Please see my comment below:

On Wed, Jan 16, 2013 at 2:30 PM, Josh Blum <j...@ettus.com> wrote:

>
>
> On 01/16/2013 03:37 PM, LD Zhang wrote:
> > Hi Folks,
> >
> > Sorry for trying to resurrect this topic thought to be settled at one
> time.
> > My earlier impression was somehow incorrect. Let me summarize the
> > situation: basically one wants to gather data at approximately the same
> > time for 2 USRPs. Using the 2 host computers sync'd to NTP, this appears
> to
> > be feasible in principle. If they differ by 1 or 2 ms, I don't care and
> > it's within tolerance of the particular application.
> >
> > So the quickest thing to do was to modify the top_block.py generated from
> > GRC as follows:
> >
> >
> > self.uhd_usrp_source_0.set_time_now(uhd.time_spec_t(time.time()))
> >
> > self.uhd_usrp_source_0.set_start_time(uhd.time_spec_t(time.time() + 0.5))
> >
>
> How are you communicating the same start time to each device in your
> setup? Suppose there were two devices, would it not be more like this:
>
> self.uhd_usrp_source_0.set_time_now(uhd.time_spec_t(time.time()))
> self.uhd_usrp_source_1.set_time_now(uhd.time_spec_t(time.time()))
>
> #start stream time common for all N devices
> start_time = uhd.time_spec_t(time.time() + 0.5)
>
> self.uhd_usrp_source_0.set_start_time(start_time)
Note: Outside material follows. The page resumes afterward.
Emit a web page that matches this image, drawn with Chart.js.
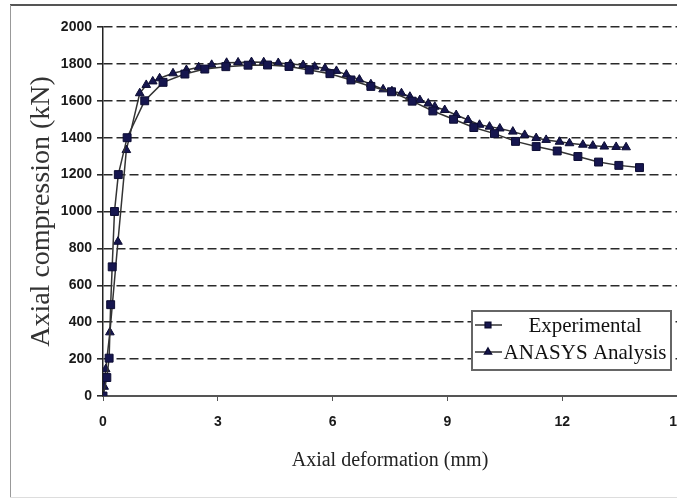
<!DOCTYPE html>
<html>
<head>
<meta charset="utf-8">
<script src="https://cdn.jsdelivr.net/npm/chart.js@4.4.1/dist/chart.umd.min.js"></script>
<style>
  html, body { margin: 0; padding: 0; background: #fff; overflow: hidden; }
  #wrap { position: relative; width: 720px; height: 501px; }
</style>
</head>
<body>
<div id="wrap"><canvas id="chart" width="720" height="501"></canvas></div>
<script>
// values
const expX = [0, 0.1, 0.16, 0.2, 0.24, 0.3, 0.4, 0.63, 1.09, 1.57, 2.14, 2.66, 3.21, 3.79, 4.3, 4.86, 5.39, 5.93, 6.48, 7.0, 7.54, 8.08, 8.62, 9.16, 9.69, 10.23, 10.78, 11.32, 11.87, 12.41, 12.95, 13.48, 14.02];
const expY = [0, 100, 205, 495, 700, 1000, 1200, 1400, 1600, 1700, 1745, 1772, 1785, 1793, 1794, 1786, 1767, 1747, 1713, 1678, 1649, 1598, 1545, 1500, 1455, 1422, 1380, 1352, 1328, 1298, 1268, 1250, 1238];

const ansX = [0, 0.03, 0.07, 0.18, 0.39, 0.61, 0.96, 1.13, 1.3, 1.48, 1.83, 2.18, 2.5, 2.84, 3.23, 3.53, 3.88, 4.2, 4.58, 4.9, 5.23, 5.53, 5.8, 6.1, 6.36, 6.7, 7.0, 7.32, 7.55, 7.8, 8.02, 8.28, 8.5, 8.67, 8.93, 9.23, 9.54, 9.84, 10.1, 10.37, 10.71, 11.02, 11.32, 11.58, 11.93, 12.19, 12.54, 12.8, 13.1, 13.41, 13.67];
const ansY = [0, 50, 145, 345, 836, 1333, 1641, 1686, 1705, 1722, 1749, 1767, 1782, 1795, 1806, 1808, 1810, 1809, 1805, 1800, 1794, 1785, 1776, 1762, 1742, 1715, 1690, 1662, 1652, 1641, 1622, 1604, 1585, 1568, 1550, 1523, 1496, 1470, 1460, 1450, 1433, 1415, 1398, 1388, 1378, 1370, 1362, 1357, 1352, 1350, 1348];

const xTicks = [0, 3, 6, 9, 12, 15];
const yTicks = [0, 200, 400, 600, 800, 1000, 1200, 1400, 1600, 1800, 2000];

const toPoints = (xs, ys) => xs.map((x, i) => ({ x: x, y: ys[i] }));

const tickFont = { family: "'Liberation Sans', Arial, sans-serif", size: 14, weight: "bold" };
const serif = "'Liberation Serif', 'DejaVu Serif', serif";

// page frame around the figure
const framePlugin = {
  id: "frame",
  beforeDraw(chart) {
    const ctx = chart.ctx;
    ctx.save();
    ctx.fillStyle = "#fff";
    ctx.fillRect(0, 0, chart.width, chart.height);
    ctx.lineWidth = 2;
    ctx.strokeStyle = "#555";
    ctx.beginPath(); ctx.moveTo(10, 5); ctx.lineTo(chart.width, 5); ctx.stroke();
    ctx.lineWidth = 1;
    ctx.strokeStyle = "#999";
    ctx.beginPath(); ctx.moveTo(10.5, 5); ctx.lineTo(10.5, 497); ctx.stroke();
    ctx.strokeStyle = "#ddd";
    ctx.beginPath(); ctx.moveTo(10, 497.5); ctx.lineTo(chart.width, 497.5); ctx.stroke();
    ctx.restore();
  }
};

// boxed legend inside the plot, lower right
const boxLegend = {
  id: "boxLegend",
  afterDraw(chart) {
    const ctx = chart.ctx;
    const x0 = 472, y0 = 311, w = 199, h = 59;
    ctx.save();
    ctx.fillStyle = "#fff";
    ctx.fillRect(x0, y0, w, h);
    ctx.lineWidth = 2;
    ctx.strokeStyle = "#666";
    ctx.strokeRect(x0, y0, w, h);
    chart.data.datasets.forEach((ds, i) => {
      const y = y0 + 14 + i * 27;
      ctx.strokeStyle = "#333";
      ctx.lineWidth = 1.5;
      ctx.beginPath(); ctx.moveTo(x0 + 3, y); ctx.lineTo(x0 + 30, y); ctx.stroke();
      ctx.fillStyle = ds.pointBackgroundColor;
      ctx.strokeStyle = ds.pointBorderColor;
      Chart.helpers.drawPoint(ctx, { pointStyle: ds.pointStyle, radius: 4, borderWidth: 1, rotation: 0 }, x0 + 16, y);
      ctx.fillStyle = "#111";
      ctx.font = "21px " + serif;
      ctx.textAlign = "center";
      ctx.textBaseline = "middle";
      ctx.fillText(ds.label, x0 + 113, y + 1);
    });
    ctx.restore();
  }
};

new Chart(document.getElementById("chart"), {
  type: "line",
  data: {
    datasets: [
      {
        label: "Experimental",
        data: toPoints(expX, expY),
        borderColor: "#333",
        borderWidth: 1.5,
        pointStyle: "rect",
        pointRadius: 5.6,
        pointBackgroundColor: "#16164f",
        pointBorderColor: "#0d0d33",
        pointBorderWidth: 1,
        tension: 0,
        order: 0,
      },
      {
        label: "ANASYS Analysis",
        data: toPoints(ansX, ansY),
        borderColor: "#333",
        borderWidth: 1.5,
        pointStyle: "triangle",
        pointRadius: 5,
        pointBackgroundColor: "#16164f",
        pointBorderColor: "#0d0d33",
        pointBorderWidth: 1,
        tension: 0,
        order: 1,
      },
    ],
  },
  options: {
    responsive: false,
    animation: false,
    layout: { padding: { left: 16, top: 27, right: 43, bottom: 0 } },
    plugins: {
      legend: { display: false },
      tooltip: { enabled: false },
    },
    scales: {
      x: {
        type: "linear",
        min: 0,
        max: 15,
        afterBuildTicks: (scale) => { scale.ticks = xTicks.map((v) => ({ value: v })); },
        afterFit: (scale) => { scale.height = 105; },
        grid: { drawOnChartArea: false, drawTicks: true, tickLength: 5, color: "#555", lineWidth: 1 },
        border: { display: true, color: "#555", width: 2 },
        ticks: { color: "#1a1a1a", font: tickFont, padding: 13, maxRotation: 0, callback: (v) => String(v) },
        title: { display: true, text: "Axial deformation (mm)", color: "#222", font: { family: serif, size: 20 }, padding: { top: 0, bottom: 28 } },
      },
      y: {
        min: 0,
        max: 2000,
        afterBuildTicks: (scale) => { scale.ticks = yTicks.map((v) => ({ value: v })); },
        afterFit: (scale) => { scale.width = 87; },
        grid: { color: "#2a2a2a", lineWidth: 1.6, tickLength: 6, tickBorderDash: [] },
        border: { display: true, color: "#222", width: 1.5, dash: [9, 4] },
        ticks: { color: "#1a1a1a", font: tickFont, padding: 5, callback: (v) => String(v) },
        title: { display: true, text: "Axial compression (kN)", color: "#333", font: { family: serif, size: 28 }, padding: { top: 9, bottom: 0 } },
      },
    },
  },
  plugins: [framePlugin, boxLegend],
});
</script>
</body>
</html>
> self.uhd_usrp_source_1.set_start_time(start_time)
>
> -josh
>
>
The 2 USRP is each connected to a different computer. Each computer is
sync'd in time via NTP update. Since NTP time is accurate to ~ 1ms, I
consider the 2 computers sync'd right after the NTP update. There is
network communication (socket signal) between the 2 computer so that they
note their system time immediately after the socket signal and schedule
(round forward to a future integer 10 second point) to perform the same
action (data gathering) at the same time in the future. That is, each
schedule an amount of time and each watch its clock, when it gets to that
scheduled point, it immediately launches the top_block.py script in which
the same set_time_now and set_start_time command are performed. There is no
"_0" and "_1" distinction because each is operating independently. I am
still scratching my head on what happens inside the USRP in grabbing the
first sample in a continuous data stream. Maybe the better solution here is
to grab the metadata structure which gives the timestamp of the first
sample? Since I have never messed with USRP cpp code before, I want to be
careful in what I am doing. I would like to find out what cpp file to
modify, how to modify it, and how to rebuild afterwards.